Apple has suffered a blow its legal war against rival manufacturers, with a UK High Court ruling that Taiwanese-competitor HTC did not infringe four of the Cupertino-based tech giant's patents, including its prized "slide to unlock" feature.
The verdict in London represents a key victory for HTC, who is locked in a series of lawsuits and counter-suits with Apple across a number of global markets. The decision means that HTC products will not face a UK sales ban, with Judge Christopher Floyd ruling three of the four patents being contested to be invalid entirely. It follows a pronouncement by the ITC earlier this week that denied Apple a pre-trial ban on HTC phones in the US.
"HTC is pleased with the ruling, which provides further confirmation that Apple's claims against HTC are without merit," the company said in a statement. "We remain disappointed that Apple continues to favour competition in the courtroom over competition in the marketplace."

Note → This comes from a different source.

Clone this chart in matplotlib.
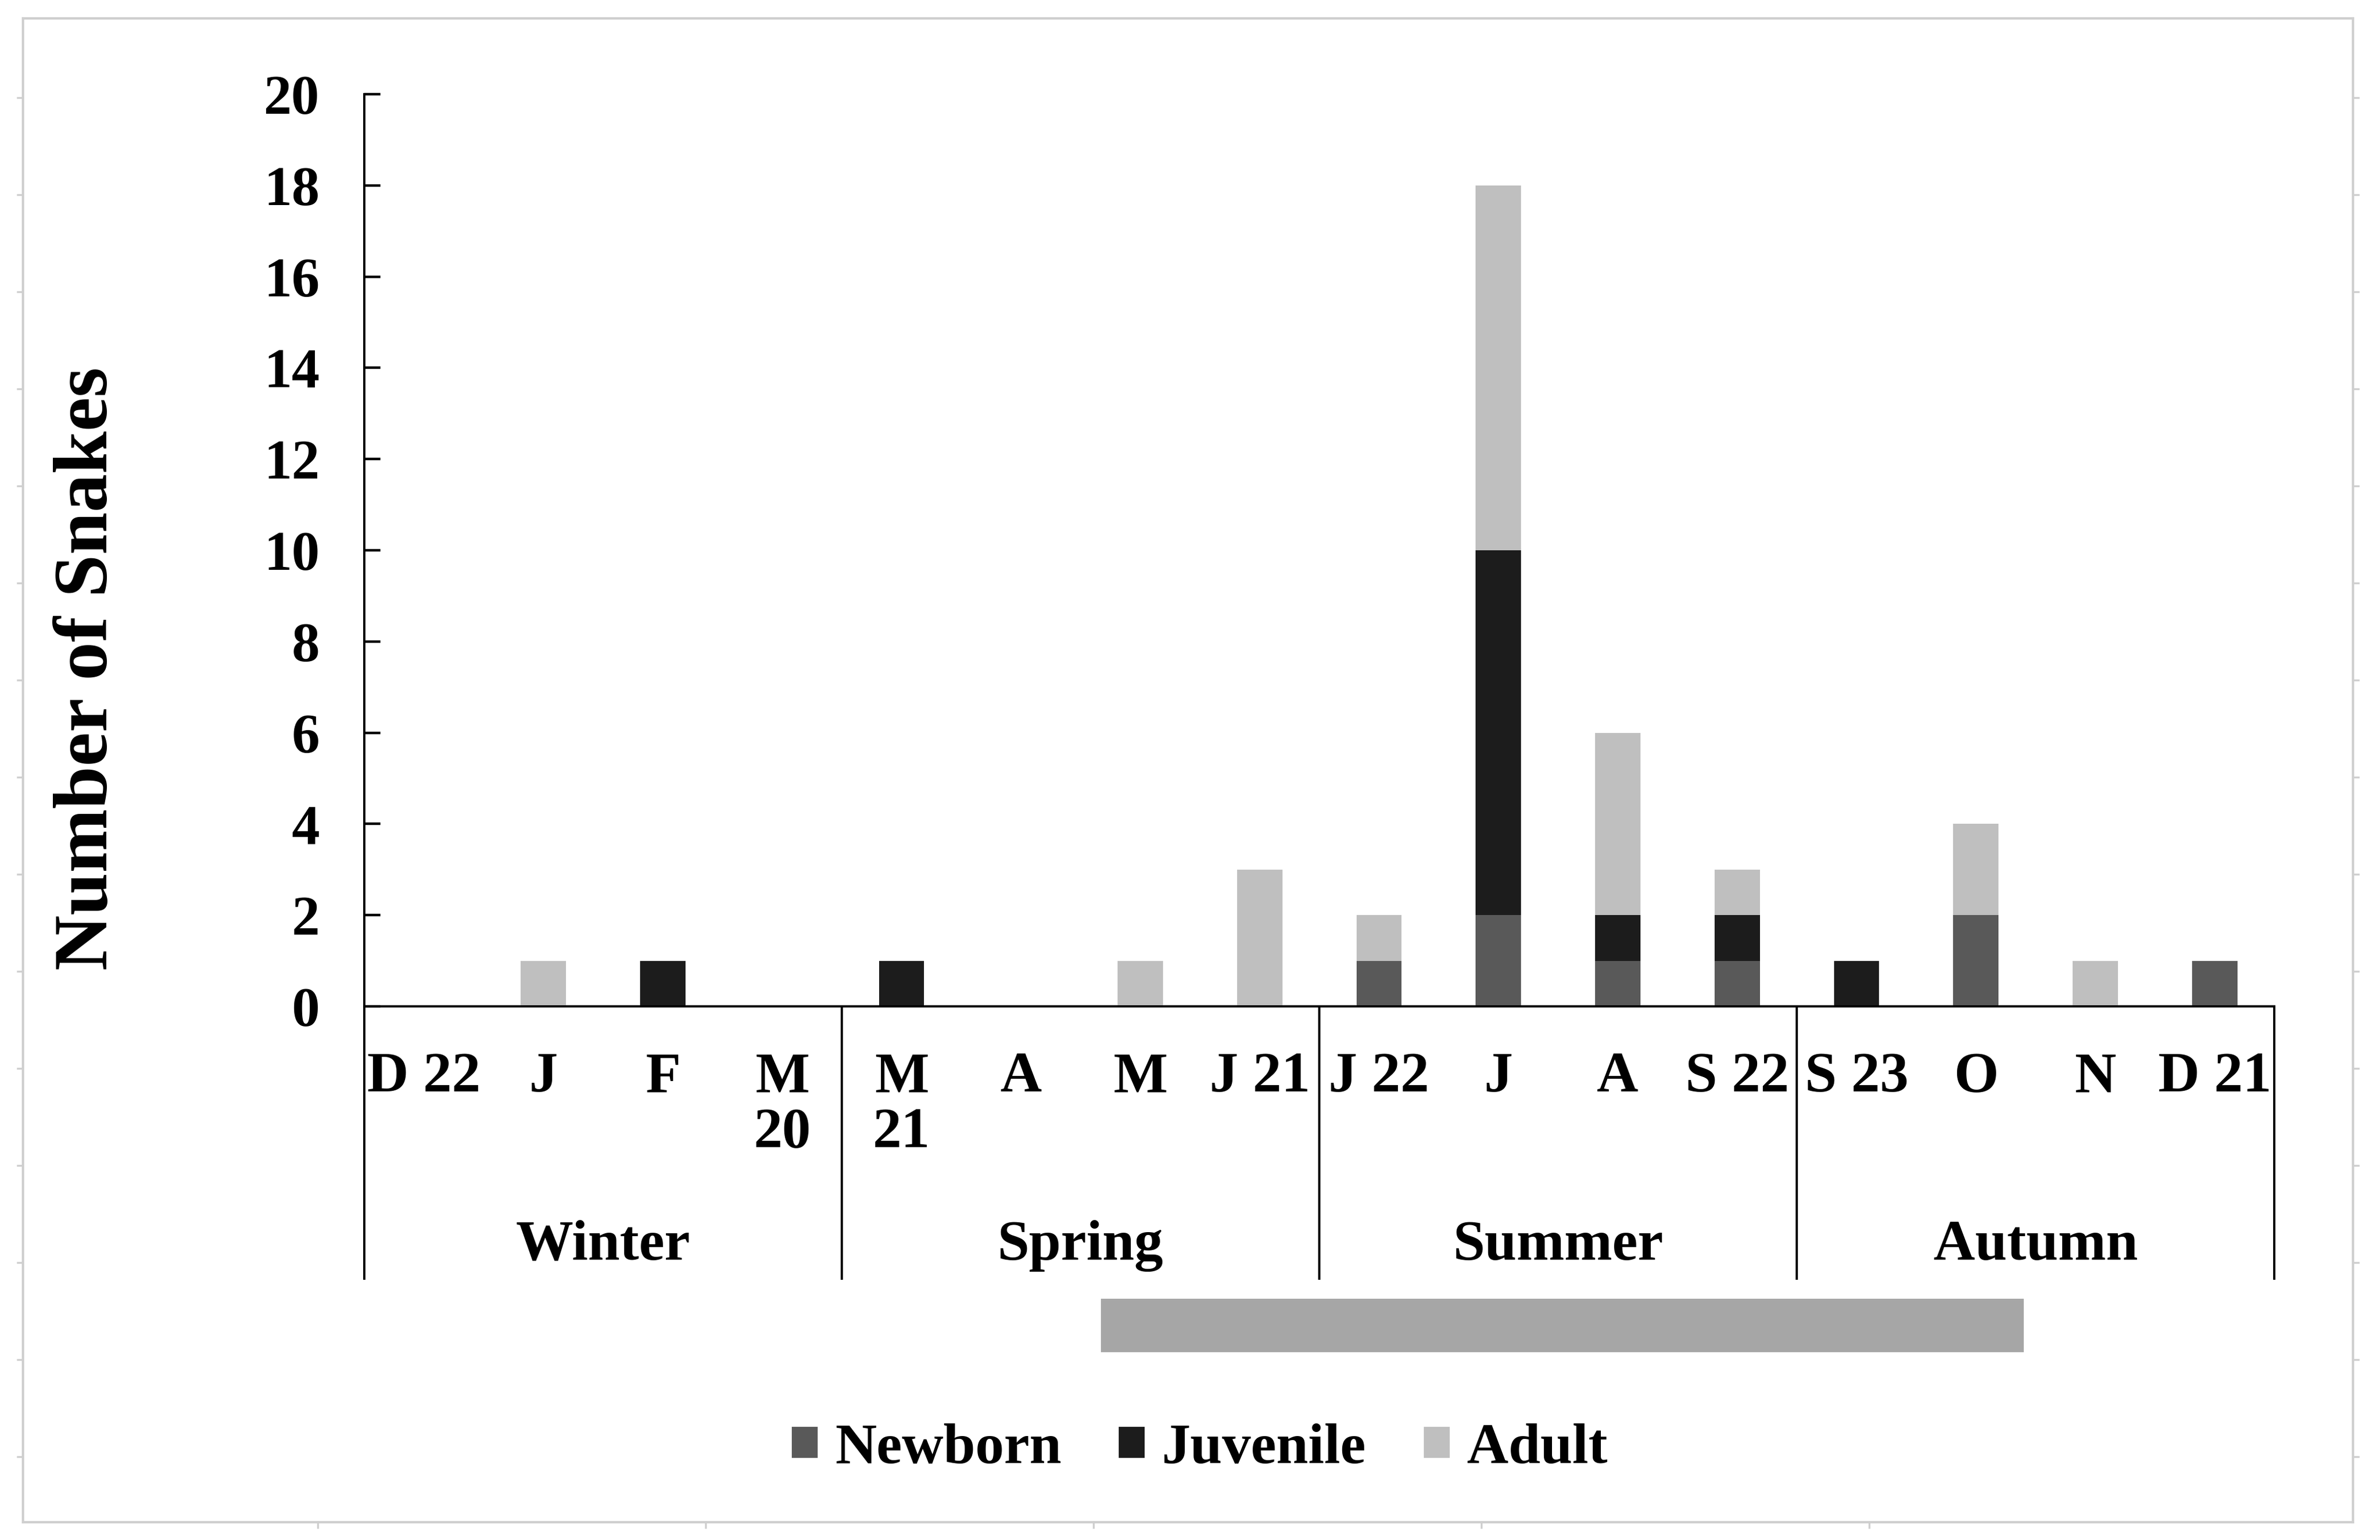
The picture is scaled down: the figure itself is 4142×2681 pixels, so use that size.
import matplotlib
matplotlib.use('Agg')
import matplotlib.pyplot as plt
import numpy as np

plt.rcParams['font.family'] = ['Liberation Serif', 'DejaVu Serif']
plt.rcParams['font.weight'] = 'bold'

# months (Dec 2020 .. Dec 2021, with overlaps as printed on the chart)
months = ['D 22', 'J', 'F', 'M\n20', 'M\n21', 'A', 'M', 'J 21',
          'J 22', 'J', 'A', 'S 22', 'S 23', 'O', 'N', 'D 21']
newborn = [0, 0, 0, 0, 0, 0, 0, 0, 1, 2, 1, 1, 0, 2, 0, 1]
juvenile = [0, 0, 1, 0, 1, 0, 0, 0, 0, 8, 1, 1, 1, 0, 0, 0]
adult = [0, 1, 0, 0, 0, 0, 1, 3, 1, 8, 4, 1, 0, 2, 1, 0]

seasons = ['Winter', 'Spring', 'Summer', 'Autumn']
season_edges = [-0.5, 3.5, 7.5, 11.5, 15.5]

# grey period bar below the axis (in month-index units)
period_start = 5.67
period_end = 13.4

c_newborn = '#595959'
c_juvenile = '#1c1c1c'
c_adult = '#bfbfbf'

fig = plt.figure(figsize=(20.71, 13.405), dpi=200)

# outer light grey frame with its faint ruler ticks (pixel units)
frame = fig.add_axes([40 / 4142, 31 / 2681, 4055 / 4142, 2618 / 2681])
frame.set_xlim(40, 4095)
frame.set_ylim(2650, 32)
frame.patch.set_visible(False)
for s in frame.spines.values():
    s.set_color('#cfcfcf')
    s.set_linewidth(1.5)
frame.set_yticks(np.arange(170, 2600, 169))
frame.set_xticks(np.arange(553, 3300, 675))
frame.tick_params(axis='both', direction='out', color='#cfcfcf', width=1.2,
                  length=4, labelleft=False, labelbottom=False)
frame.tick_params(axis='y', right=True, labelright=False)
frame.set_zorder(0)

ax = fig.add_axes([0.1531, 0.3465, 0.8025, 0.5923])
ax.patch.set_visible(False)
ax.set_zorder(1)

x = np.arange(len(months))
nb = np.array(newborn)
jv = np.array(juvenile)
ad = np.array(adult)
w = 0.38
ax.bar(x, nb, w, color=c_newborn, label='Newborn')
ax.bar(x, jv, w, bottom=nb, color=c_juvenile, label='Juvenile')
ax.bar(x, ad, w, bottom=nb + jv, color=c_adult, label='Adult')

ax.set_xlim(-0.5, 15.5)
ax.set_ylim(0, 20)
ax.set_yticks(np.arange(0, 21, 2))
ax.set_xticks([])
ax.tick_params(axis='y', direction='in', length=10, width=1.6, pad=28, labelsize=35)
for s in ['top', 'right']:
    ax.spines[s].set_visible(False)
ax.spines['left'].set_linewidth(1.4)
ax.spines['bottom'].set_linewidth(1.4)

# month labels
for i, m in enumerate(months):
    ax.text(i, -1.0, m, ha='center', va='top', fontsize=36, linespacing=1.1,
            clip_on=False)

# season dividers and labels
ax.vlines(season_edges, -6.0, 0, color='black', lw=1.4, clip_on=False)
for k, s in enumerate(seasons):
    ax.text((season_edges[k] + season_edges[k + 1]) / 2, -5.25, s,
            ha='center', va='center', fontsize=36, clip_on=False)

# grey period bar
ax.barh(-7.0, period_end - period_start, height=1.17, left=period_start,
        color='#a6a6a6', clip_on=False)

fig.text(0.037, 0.566, 'Number of Snakes', rotation=90, ha='center',
         va='center', fontsize=48)

handles, labels = ax.get_legend_handles_labels()
fig.legend(handles, labels, loc='center', bbox_to_anchor=(0.504, 0.059),
           ncol=3, frameon=False, fontsize=36, handlelength=0.45,
           handleheight=0.45, handletextpad=0.3, columnspacing=1.0)

fig.savefig('out.png', dpi=200)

Makers of other devices running Google's popular Android operating system are also likely to find yesterday's result encouraging, with Apple increasingly targeting its rivals with patent lawsuits as it seeks to maintain its enviable position in the multi-billion pound global smartphone industry.
HTC recently had shipments of it mobiles stopped and held by US customs, while Apple also secured two rare pre-trial injunctions against Samsung products last week, with a sales ban on the Tab 10.1 and Nexus smartphone coming into effect Stateside yesterday.
Outside of the courtroom, speculation continues to mount as to what products Apple is readying ahead of the lucrative holiday season in the face of increased competition. In addition to a predicted autumn launch for its latest flagship mobile – dubbed the iPhone 5 thus far – talk of a smaller, more affordable iPad hit the rumour mill yesterday.